State-owned enterprises would become Sociedades Anónimas, and have the same risks as regular enterprises, such as bankruptcy if poorly managed. It also allows to transfer shares from the state to the employees.

The decree made several changes to labour law. Compensations owed to terminated or laid off employees was reduced. Workers can freely choose their own healthcare providers, instead of having one assigned by their union. Permanent traffic obstructions against an organization, a common protest tactic by unions, were made illegal.

The decree also removes the registries of importers and exporters and authorizations associated with them, a radical departure from the previous situation whose exact implementation remains unclear. The declared aim of this change is the reduction paperwork and digitalization of authorization processes.

The decree abolishes rent control regulations and allows rent to be set in U.S. dollars, rather than pesos.

== Reactions ==
As a Necessity and Urgency Decree, the decree can be repealed if both houses of Congress reject it. The decree came into force during the summer recess of the Congress, which would only have the chance to consider it on 1 March 2024. This time gives Milei two months to negotiate its support with other parties in Congress, where La Libertad Avanza is in the minority. Many legislators are against it, with most Peronists opposing its content and most radicals opposing the procedure of using a decree instead of a regular bill. If the decree is rejected by the Congress, it would be the first case since their regulation in the 1994 amendment of the Constitution of Argentina.

The decree was denounced as unconstitutional by the "Asociación Civil Observatorio del Derecho a la Ciudad", led by the former head of the Central Bank Claudio Lozano, alongside unionists Hugo Godoy and Rodolfo Aguiar. They claim that the decree goes against the principle of the separation of powers. The case was assigned to judge Esteban Furnari, who accepted it as a collective case, which means that all files against the decree would be unified in that single case.

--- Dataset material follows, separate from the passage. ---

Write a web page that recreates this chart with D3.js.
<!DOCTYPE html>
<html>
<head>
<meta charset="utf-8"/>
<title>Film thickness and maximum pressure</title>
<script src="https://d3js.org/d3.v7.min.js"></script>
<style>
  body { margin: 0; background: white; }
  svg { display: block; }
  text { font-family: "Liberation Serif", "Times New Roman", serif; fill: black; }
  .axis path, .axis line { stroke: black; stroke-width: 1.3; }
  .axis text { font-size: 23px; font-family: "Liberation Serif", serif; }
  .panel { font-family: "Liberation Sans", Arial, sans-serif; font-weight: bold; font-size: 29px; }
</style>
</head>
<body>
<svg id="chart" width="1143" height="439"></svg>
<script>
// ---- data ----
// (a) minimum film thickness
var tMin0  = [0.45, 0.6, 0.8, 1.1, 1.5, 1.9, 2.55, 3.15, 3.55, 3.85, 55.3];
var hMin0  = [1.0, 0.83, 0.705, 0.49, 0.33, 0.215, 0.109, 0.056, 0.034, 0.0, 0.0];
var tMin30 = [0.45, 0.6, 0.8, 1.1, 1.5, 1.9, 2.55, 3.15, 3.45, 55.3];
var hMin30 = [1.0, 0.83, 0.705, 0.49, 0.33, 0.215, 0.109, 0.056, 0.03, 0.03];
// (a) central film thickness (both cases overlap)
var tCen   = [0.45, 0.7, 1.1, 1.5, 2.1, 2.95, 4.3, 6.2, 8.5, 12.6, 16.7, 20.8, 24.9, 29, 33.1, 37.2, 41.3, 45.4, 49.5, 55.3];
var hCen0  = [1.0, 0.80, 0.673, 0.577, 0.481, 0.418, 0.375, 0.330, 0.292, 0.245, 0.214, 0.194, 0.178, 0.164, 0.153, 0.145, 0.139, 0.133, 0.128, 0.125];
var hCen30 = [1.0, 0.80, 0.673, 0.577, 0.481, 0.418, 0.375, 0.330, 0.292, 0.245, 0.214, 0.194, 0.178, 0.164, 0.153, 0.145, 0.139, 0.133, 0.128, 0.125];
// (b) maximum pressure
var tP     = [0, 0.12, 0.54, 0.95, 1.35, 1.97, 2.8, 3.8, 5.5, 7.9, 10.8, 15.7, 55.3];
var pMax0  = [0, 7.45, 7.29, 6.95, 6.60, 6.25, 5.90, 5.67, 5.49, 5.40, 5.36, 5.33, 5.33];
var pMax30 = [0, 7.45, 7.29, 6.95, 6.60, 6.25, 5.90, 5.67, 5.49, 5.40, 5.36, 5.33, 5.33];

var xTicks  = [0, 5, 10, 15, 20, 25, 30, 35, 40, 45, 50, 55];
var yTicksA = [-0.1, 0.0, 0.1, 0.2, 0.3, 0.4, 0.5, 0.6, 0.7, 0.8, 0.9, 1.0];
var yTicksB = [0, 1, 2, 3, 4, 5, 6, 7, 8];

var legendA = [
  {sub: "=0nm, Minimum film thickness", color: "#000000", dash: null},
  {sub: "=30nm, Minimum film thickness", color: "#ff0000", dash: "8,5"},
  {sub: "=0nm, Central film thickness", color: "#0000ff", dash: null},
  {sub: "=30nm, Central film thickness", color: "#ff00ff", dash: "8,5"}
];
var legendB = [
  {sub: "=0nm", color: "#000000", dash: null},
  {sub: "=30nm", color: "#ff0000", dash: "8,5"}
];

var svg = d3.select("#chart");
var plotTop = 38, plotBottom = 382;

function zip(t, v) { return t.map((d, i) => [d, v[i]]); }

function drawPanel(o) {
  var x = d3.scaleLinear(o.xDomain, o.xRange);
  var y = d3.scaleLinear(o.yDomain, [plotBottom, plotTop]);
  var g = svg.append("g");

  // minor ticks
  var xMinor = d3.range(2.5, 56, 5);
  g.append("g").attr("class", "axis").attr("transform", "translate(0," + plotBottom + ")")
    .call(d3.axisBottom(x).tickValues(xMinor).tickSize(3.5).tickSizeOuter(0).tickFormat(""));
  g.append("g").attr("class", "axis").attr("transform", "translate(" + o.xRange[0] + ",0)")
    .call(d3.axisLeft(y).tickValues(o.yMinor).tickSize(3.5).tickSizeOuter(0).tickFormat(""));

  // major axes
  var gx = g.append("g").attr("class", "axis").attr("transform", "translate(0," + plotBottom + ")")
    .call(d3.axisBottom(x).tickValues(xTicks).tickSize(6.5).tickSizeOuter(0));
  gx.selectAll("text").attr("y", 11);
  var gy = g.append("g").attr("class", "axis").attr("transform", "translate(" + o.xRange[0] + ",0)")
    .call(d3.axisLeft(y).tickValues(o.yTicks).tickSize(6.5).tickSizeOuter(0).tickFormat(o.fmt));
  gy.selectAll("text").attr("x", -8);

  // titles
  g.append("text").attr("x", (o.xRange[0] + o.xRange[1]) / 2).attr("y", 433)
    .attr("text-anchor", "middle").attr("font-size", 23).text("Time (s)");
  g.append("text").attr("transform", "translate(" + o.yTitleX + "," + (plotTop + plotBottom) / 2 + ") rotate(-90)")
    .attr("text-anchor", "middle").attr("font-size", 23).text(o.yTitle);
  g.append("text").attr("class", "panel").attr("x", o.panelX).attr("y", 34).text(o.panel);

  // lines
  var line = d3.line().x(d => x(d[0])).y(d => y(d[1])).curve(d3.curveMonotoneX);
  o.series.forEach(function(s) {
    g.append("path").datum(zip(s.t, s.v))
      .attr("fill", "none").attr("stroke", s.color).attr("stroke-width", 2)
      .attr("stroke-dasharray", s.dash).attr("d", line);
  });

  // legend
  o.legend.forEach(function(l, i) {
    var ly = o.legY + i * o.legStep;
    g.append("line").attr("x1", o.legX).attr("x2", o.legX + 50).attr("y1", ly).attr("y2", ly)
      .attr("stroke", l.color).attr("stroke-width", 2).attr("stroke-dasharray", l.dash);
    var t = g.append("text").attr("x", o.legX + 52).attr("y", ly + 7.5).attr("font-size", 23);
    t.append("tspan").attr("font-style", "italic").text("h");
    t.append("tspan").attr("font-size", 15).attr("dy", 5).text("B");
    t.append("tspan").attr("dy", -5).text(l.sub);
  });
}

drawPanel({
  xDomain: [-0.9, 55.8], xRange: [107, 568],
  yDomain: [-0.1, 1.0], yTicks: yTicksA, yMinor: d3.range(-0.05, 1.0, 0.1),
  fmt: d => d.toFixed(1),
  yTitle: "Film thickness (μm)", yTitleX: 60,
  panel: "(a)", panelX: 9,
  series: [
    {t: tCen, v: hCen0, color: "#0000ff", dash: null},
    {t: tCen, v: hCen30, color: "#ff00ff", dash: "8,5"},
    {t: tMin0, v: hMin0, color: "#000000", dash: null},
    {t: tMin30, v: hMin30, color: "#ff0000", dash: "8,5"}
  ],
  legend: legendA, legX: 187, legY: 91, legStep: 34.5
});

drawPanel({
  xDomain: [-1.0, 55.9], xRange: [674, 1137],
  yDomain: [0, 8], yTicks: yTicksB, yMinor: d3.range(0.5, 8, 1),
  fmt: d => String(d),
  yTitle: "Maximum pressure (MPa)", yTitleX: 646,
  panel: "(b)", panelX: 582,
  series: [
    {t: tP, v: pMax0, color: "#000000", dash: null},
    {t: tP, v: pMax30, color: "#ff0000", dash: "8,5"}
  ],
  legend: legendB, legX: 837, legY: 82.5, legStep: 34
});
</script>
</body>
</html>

The General Confederation of Labour called for a general strike on 24 January, with secretary Héctor Daer referring to it as "illegal and unconstitutional". The strike resulted with businesses and institutions closed throughout Argentina, including the cancellation of hundreds of flights which stranded tens of thousands of passengers. Thousands protested outside of the Palace of the Argentine National Congress. According to The New York Times, the protests were "overwhelmingly peaceful".

== Voting ==
On 14 March, 2024, the Senate voted to overturn the decree. After eight hours of debate, 25 senators voted for the decree, 42 against it, 4 abstained and there was one absence. The Chamber of Deputies has not set a date yet for voting on the matter.